The answer to this question lies in how Khong and Oishi Thai advertise themselves. When Khong opened in December 2012, it was marketed as a redefinition of Miami's Thai food, doing away with rich curries and mundane pad thais. It was new, bold, and different. Today, the menu features boat noodles, fish cooked in banana leaves, and head-on prawn. Cocktails mix red chilies with gin, and the crowd is urbane.
Meanwhile, at this Biscayne Boulevard strip mall, families swarm Oishi Thai's dining room to sip miso soup and pop salted edamame into their mouths. Servers carry plates of chicken teriyaki, California rolls, and gyoza around lacquered tables.

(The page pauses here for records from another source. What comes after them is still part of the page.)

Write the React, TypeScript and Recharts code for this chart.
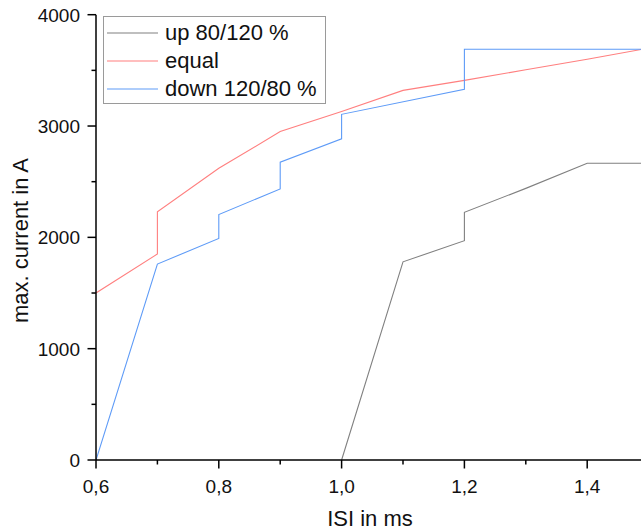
import { LineChart, Line, XAxis, YAxis, Legend } from "recharts";

// ISI (ms) and max. current (A) per series; repeated x values are the vertical steps
const upIsi = [1.0, 1.1, 1.2, 1.2, 1.3, 1.4, 1.5];
const upCurrent = [0, 1780, 1970, 2225, 2440, 2665, 2665];

const equalIsi = [0.6, 0.7, 0.7, 0.8, 0.9, 1.0, 1.1, 1.2, 1.3, 1.4, 1.5];
const equalCurrent = [1500, 1850, 2230, 2620, 2950, 3130, 3320, 3410, 3505, 3600, 3700];

const downIsi = [0.6, 0.7, 0.8, 0.8, 0.9, 0.9, 1.0, 1.0, 1.2, 1.2, 1.5];
const downCurrent = [0, 1760, 1990, 2205, 2435, 2675, 2885, 3105, 3330, 3690, 3690];

const xTicks = [0.6, 0.7, 0.8, 0.9, 1.0, 1.1, 1.2, 1.3, 1.4, 1.5];
const yTicks = [0, 500, 1000, 1500, 2000, 2500, 3000, 3500, 4000];

const seriesNames = ["up 80/120 %", "equal", "down 120/80 %"];
const seriesColors = ["#808080", "#ff7f7f", "#5e9bf7"];

const toPoints = (xs: number[], ys: number[]) => xs.map((x, i) => ({ x, y: ys[i] }));

const FONT = "'Liberation Sans', Arial, sans-serif";

const XTick = (props: any) => {
  const { x, y, payload } = props;
  const major = Math.round(payload.value * 10) % 2 === 0;
  return (
    <g>
      <line x1={x} x2={x} y1={y} y2={y + (major ? 8.5 : 4.5)} stroke="#000" strokeWidth={1.5} />
      {major && (
        <text x={x} y={y + 32.5} textAnchor="middle" fontSize={19} fontFamily={FONT} fill="#111">
          {payload.value.toFixed(1).replace(".", ",")}
        </text>
      )}
    </g>
  );
};

const YTick = (props: any) => {
  const { x, y, payload } = props;
  const major = payload.value % 1000 === 0;
  return (
    <g>
      <line x1={x} x2={x - (major ? 8.5 : 4.5)} y1={y} y2={y} stroke="#000" strokeWidth={1.5} />
      {major && (
        <text x={x - 16} y={y} dy="0.36em" textAnchor="end" fontSize={19} fontFamily={FONT} fill="#111">
          {payload.value}
        </text>
      )}
    </g>
  );
};

const XTitle = () => (
  <text x={370} y={526} textAnchor="middle" fontSize={22} fontFamily={FONT} fill="#111">
    ISI in ms
  </text>
);

const YTitle = () => (
  <text
    x={28}
    y={240.5}
    transform="rotate(-90 28 240.5)"
    textAnchor="middle"
    fontSize={22}
    fontFamily={FONT}
    fill="#111"
  >
    max. current in A
  </text>
);

const LegendBox = () => (
  <div
    style={{
      width: 223,
      height: 88,
      boxSizing: "border-box",
      border: "1px solid #9a9a9a",
      background: "#fff",
      paddingTop: 2,
      paddingLeft: 3,
      fontFamily: FONT,
      fontSize: 22,
      color: "#111",
      lineHeight: "28px",
    }}
  >
    {seriesNames.map((name, i) => (
      <div key={name} style={{ display: "flex", alignItems: "center", height: 28 }}>
        <svg width={51} height={4} style={{ marginRight: 7, display: "block" }}>
          <line x1={0} x2={51} y1={2} y2={2} stroke={seriesColors[i]} strokeWidth={1.2} />
        </svg>
        <span>{name}</span>
      </div>
    ))}
  </div>
);

export default function App() {
  return (
    <div style={{ position: "absolute", left: 0, top: 0, width: 641, height: 531, overflow: "hidden", background: "#fff" }}>
      <LineChart width={660} height={531} margin={{ top: 14.7, right: 11.4, left: 0, bottom: 0 }}>
        <XAxis
          type="number"
          dataKey="x"
          domain={[0.6, 1.5]}
          ticks={xTicks}
          interval={0}
          height={71}
          tickSize={0}
          tickMargin={0}
          tickLine={false}
          tick={<XTick />}
          axisLine={{ stroke: "#000", strokeWidth: 1.5 }}
          allowDataOverflow
          label={<XTitle />}
        />
        <YAxis
          type="number"
          domain={[0, 4000]}
          ticks={yTicks}
          interval={0}
          width={96}
          tickSize={0}
          tickMargin={0}
          tickLine={false}
          tick={<YTick />}
          axisLine={{ stroke: "#000", strokeWidth: 1.5 }}
          label={<YTitle />}
        />
        <Legend
          layout="vertical"
          verticalAlign="middle"
          align="center"
          content={<LegendBox />}
          wrapperStyle={{ left: 103, top: 16, width: 223, height: 88 }}
        />
        {[
          toPoints(upIsi, upCurrent),
          toPoints(equalIsi, equalCurrent),
          toPoints(downIsi, downCurrent),
        ].map((pts, i) => (
          <Line
            key={seriesNames[i]}
            data={pts}
            dataKey="y"
            name={seriesNames[i]}
            type="linear"
            stroke={seriesColors[i]}
            strokeWidth={1.1}
            dot={false}
            isAnimationActive={false}
          />
        ))}
      </LineChart>
    </div>
  );
}
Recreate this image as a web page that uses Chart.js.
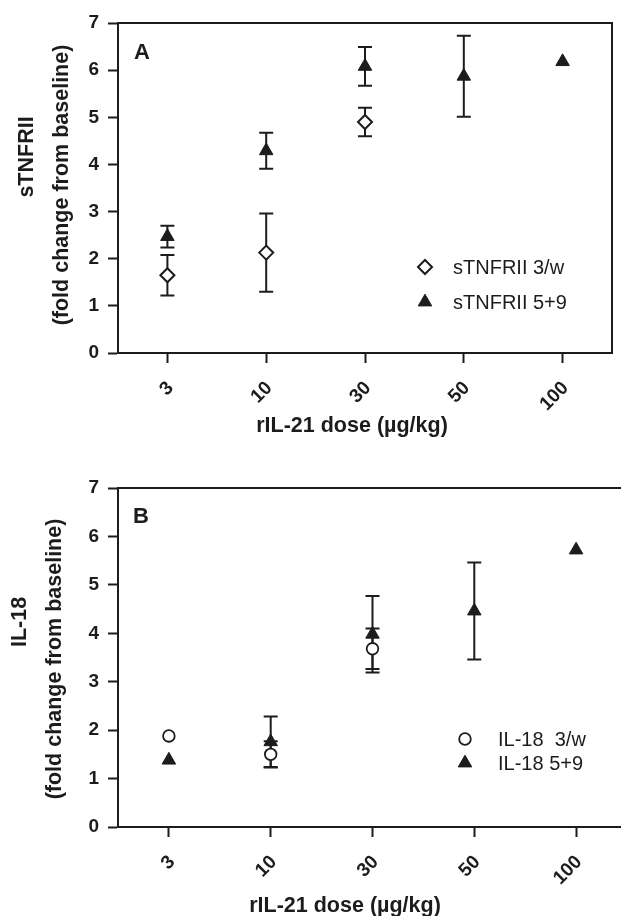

The restaurant's cooking satisfies cravings for essential Japanese and Thai dishes, catering to those who covet mochi ice cream as much as wonton soup.
Still, despite its nondescript location, thrilling dishes hide among the tilapia and fried rice. Oishi Thai's whole deep-fried snapper flakes off the bone, melding with a salty garlic-soy sauce that rides alongside. But even this fish is ordered rarely. "Have you been to Thailand?" asked our young waiter, staring curiously at the bare spines. "Americans don't usually eat whole fish."
Regulars instead opt for more dependable choices such as noodles. The restaurant serves seven variations of pad thai, its rice strips tangling around chicken, beef, vegetables, or shrimp. Pad kee mao fuses sautéed bell peppers with bamboo shoots, basil, and chili sauce — a plate that fares well as take-out, especially when paired with spring rolls, some Netflix, and a fluffy, worn couch.
Unlike Khong's polished cuisine, the food at Oishi Thai comforts. Tom yum soup features poached, shredded chicken in a spicy lemongrass-infused broth; jumping shrimp salad layers pale lettuce with chili-paste-coated crustaceans; and tiger's tear beef couples the same greens with bits of piquant meat. The duck red curry is also delicious. Sloshed in a rosy sauce with shrimp paste and coconut milk, fried duck breast shimmers from the oil's heat. The same treatment graces soft-shell crabs, fried golden and crisp, and served with soy sauce.
The unfussy approach defines desserts as well. Sweet sticky rice, steeped with sugar and coconut milk, couples beautifully with slices of ripe mango. "In Thailand, the mango is even better," declares a waitress, her caramel eyes shining with mirth.
While Khong exclusively features tastes found along the Mekong River, Oishi Thai offers Japanese flavors too. The tajima beef sushi, prepared with black Wagyu steak, may not be a looker, but the scored meat is smoother than the finest pork belly or pâté. Other Japanese ventures, however, prove clumsy at times. A cloyingly sweet dish of thinly sliced white fish, doused in yuzu, truffle oil, and lychee, drowns in excess liquid.
Much more successful is the fried tofu salad. At $7.95, it melds chunks of pinkish globe tomatoes with deep-fried bits of soybean curd, sitting on a mattress of lettuce. It lacks flair, and sometimes that's exactly what patrons at Oishi Thai want.
But it might also sound familiar.
The salad was once proffered at Khong. At the South Beach hub, browned cubes were soaked in an astringent red-chili vinegar dressing. The tofu smothered ribbons of red onion and peppers with crushed peanuts and Technicolor cherry tomatoes. At $13, it was an explosion of flavors and hues — all stacked upon a cool, emerald plate.
And, in a sense, the dish provides a metaphor for the restaurants. Both have served fried tofu salad. But their versions have distinct differences and lure divergent crowds.
Perhaps that explains why Chef Bee looks so unfazed this evening. The busy chef seems pleased with his noncorporate gig — serving pad thai, wandering from table to table, and muttering his now-favored phrase to friends: "It's not my recipe. It's not [50 Eggs'] recipe. You cannot claim to own Thai food."